- **AIM**
Copy each line of the entries beneath that contains the word "chart".

- **GIVEN DATA**
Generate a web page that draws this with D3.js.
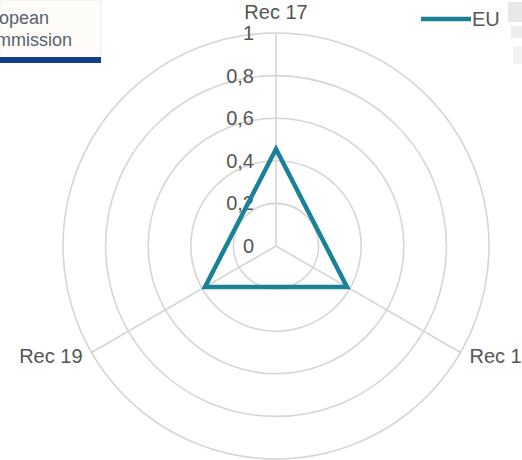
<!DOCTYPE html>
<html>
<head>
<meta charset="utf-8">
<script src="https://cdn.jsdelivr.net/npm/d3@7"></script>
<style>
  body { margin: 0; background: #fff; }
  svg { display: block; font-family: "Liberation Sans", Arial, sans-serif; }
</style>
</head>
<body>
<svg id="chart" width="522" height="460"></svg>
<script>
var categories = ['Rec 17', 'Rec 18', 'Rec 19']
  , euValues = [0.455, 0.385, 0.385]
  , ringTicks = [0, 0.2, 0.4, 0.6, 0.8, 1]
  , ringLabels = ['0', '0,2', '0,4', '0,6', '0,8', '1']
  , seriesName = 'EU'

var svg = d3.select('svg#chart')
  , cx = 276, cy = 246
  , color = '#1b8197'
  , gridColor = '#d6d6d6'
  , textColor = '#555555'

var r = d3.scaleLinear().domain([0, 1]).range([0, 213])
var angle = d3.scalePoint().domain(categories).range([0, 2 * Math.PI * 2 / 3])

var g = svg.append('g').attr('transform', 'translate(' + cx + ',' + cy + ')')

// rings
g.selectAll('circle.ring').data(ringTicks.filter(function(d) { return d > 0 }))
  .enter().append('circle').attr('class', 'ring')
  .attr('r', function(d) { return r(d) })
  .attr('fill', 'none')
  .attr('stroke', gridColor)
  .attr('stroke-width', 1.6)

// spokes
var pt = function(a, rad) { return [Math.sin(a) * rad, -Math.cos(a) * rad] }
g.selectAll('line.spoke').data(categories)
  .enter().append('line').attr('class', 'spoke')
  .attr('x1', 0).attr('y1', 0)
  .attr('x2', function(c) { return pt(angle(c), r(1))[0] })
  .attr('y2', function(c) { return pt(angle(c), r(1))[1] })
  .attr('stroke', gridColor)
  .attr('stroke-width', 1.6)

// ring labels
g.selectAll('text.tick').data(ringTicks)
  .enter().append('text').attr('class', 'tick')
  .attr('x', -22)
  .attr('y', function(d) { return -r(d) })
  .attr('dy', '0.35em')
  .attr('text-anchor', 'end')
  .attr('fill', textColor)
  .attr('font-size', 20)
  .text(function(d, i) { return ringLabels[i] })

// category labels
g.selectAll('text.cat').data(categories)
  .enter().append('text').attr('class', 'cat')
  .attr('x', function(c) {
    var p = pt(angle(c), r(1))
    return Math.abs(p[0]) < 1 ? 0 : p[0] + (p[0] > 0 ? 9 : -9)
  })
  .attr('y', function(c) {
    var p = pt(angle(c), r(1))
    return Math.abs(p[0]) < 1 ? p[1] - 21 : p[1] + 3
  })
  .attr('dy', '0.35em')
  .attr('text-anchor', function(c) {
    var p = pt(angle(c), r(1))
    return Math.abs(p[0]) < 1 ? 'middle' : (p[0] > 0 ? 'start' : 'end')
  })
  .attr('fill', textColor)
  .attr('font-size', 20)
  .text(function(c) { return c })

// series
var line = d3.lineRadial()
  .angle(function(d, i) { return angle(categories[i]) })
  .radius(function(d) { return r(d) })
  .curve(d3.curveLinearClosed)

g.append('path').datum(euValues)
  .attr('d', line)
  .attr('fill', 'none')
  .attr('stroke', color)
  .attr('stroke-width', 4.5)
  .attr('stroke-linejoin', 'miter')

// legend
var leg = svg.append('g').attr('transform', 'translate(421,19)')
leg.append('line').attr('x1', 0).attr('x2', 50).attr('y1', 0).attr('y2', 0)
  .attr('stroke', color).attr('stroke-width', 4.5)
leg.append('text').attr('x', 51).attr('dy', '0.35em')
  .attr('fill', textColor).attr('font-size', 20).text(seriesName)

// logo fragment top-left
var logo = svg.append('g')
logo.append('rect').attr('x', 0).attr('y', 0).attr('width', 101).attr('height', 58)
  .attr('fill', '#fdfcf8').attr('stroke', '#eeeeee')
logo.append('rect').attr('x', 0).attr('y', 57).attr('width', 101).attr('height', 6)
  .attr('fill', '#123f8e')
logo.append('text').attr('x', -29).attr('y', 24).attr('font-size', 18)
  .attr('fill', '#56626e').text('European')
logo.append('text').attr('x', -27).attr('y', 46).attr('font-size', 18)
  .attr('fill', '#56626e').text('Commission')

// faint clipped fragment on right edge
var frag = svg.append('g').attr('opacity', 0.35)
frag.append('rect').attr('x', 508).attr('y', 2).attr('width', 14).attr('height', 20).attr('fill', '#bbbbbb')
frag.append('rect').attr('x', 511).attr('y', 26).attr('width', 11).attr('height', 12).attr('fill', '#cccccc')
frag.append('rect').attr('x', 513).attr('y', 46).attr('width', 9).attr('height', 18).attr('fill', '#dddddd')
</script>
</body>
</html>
--
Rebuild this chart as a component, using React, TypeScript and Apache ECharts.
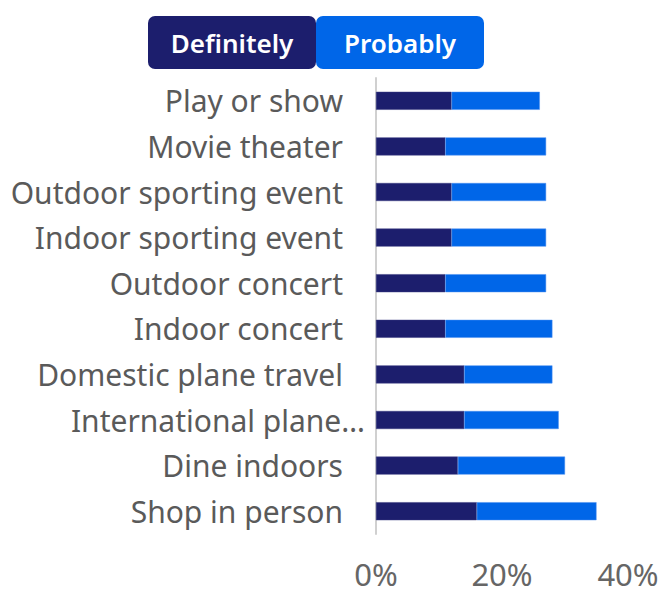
---
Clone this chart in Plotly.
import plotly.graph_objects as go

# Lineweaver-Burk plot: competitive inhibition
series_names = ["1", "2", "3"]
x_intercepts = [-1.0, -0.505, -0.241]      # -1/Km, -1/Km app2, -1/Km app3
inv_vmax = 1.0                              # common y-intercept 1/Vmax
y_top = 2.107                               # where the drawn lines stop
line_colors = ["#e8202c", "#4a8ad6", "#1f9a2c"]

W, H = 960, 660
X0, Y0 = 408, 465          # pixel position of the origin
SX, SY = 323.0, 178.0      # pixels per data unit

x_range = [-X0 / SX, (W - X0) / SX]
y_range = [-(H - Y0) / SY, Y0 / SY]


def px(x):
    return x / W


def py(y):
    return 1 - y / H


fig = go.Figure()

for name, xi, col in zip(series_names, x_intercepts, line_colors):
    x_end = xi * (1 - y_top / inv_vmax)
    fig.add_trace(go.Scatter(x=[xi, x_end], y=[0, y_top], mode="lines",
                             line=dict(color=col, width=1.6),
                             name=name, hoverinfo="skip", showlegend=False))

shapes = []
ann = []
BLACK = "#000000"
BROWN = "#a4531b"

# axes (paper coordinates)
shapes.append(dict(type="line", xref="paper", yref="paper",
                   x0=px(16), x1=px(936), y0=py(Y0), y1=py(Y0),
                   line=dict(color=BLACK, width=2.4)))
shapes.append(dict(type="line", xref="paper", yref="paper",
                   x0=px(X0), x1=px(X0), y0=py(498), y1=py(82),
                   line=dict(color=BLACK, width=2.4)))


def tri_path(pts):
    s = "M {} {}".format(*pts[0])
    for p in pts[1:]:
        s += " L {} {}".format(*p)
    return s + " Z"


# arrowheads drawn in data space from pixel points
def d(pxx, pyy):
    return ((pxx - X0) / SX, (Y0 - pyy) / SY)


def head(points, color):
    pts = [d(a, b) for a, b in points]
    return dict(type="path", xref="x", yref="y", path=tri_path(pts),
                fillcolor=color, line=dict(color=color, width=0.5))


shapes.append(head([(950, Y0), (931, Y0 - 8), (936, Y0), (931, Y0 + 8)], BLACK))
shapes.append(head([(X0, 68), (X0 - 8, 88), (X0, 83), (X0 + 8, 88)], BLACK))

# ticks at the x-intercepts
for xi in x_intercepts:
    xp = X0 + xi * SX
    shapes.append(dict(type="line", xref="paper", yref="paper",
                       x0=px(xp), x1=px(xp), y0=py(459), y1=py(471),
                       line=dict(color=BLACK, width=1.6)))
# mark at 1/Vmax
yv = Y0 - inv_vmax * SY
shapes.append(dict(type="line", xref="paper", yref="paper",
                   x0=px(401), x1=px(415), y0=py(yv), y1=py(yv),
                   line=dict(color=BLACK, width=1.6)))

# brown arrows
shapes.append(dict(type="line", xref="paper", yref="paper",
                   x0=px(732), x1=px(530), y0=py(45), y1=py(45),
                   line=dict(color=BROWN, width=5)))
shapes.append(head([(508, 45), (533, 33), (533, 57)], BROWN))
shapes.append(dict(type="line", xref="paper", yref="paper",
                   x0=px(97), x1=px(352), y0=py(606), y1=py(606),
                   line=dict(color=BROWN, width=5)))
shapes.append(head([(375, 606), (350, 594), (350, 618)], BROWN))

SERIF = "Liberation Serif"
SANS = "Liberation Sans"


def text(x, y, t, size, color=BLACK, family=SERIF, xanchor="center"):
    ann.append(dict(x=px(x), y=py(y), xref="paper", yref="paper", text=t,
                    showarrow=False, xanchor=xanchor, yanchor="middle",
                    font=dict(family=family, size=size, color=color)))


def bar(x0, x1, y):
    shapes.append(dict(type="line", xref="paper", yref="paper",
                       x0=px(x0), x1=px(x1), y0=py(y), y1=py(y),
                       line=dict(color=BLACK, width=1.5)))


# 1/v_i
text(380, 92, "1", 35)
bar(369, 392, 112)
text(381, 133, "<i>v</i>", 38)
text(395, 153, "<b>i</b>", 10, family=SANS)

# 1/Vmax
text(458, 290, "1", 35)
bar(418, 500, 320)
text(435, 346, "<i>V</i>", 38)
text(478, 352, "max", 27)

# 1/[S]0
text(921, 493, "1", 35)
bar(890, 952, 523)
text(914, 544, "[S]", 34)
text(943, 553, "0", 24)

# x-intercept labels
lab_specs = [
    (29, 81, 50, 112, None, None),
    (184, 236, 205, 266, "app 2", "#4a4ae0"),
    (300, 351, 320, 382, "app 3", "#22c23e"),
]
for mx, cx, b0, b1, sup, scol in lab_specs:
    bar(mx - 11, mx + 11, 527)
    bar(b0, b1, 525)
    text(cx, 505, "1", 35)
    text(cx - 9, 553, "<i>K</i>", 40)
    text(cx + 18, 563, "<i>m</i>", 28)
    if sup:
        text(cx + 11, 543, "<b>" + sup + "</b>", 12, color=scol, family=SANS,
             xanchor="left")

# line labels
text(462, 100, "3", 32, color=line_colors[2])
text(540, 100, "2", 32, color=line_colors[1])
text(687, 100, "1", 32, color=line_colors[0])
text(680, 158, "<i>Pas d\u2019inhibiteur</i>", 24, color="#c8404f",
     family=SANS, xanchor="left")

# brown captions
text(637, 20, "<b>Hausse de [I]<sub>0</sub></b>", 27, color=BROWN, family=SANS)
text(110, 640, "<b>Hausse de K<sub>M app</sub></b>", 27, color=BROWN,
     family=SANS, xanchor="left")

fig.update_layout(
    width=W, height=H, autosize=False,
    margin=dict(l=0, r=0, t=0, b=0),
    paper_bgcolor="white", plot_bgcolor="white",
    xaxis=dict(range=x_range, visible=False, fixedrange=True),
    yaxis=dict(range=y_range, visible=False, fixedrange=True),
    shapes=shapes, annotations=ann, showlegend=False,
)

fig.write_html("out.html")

- **SOLUTION TO THIS EXERCISE**
<svg id="chart" width="522" height="460"></svg>
var svg = d3.select('svg#chart')
Rebuild this chart as a component, using React, TypeScript and Apache ECharts.
Clone this chart in Plotly.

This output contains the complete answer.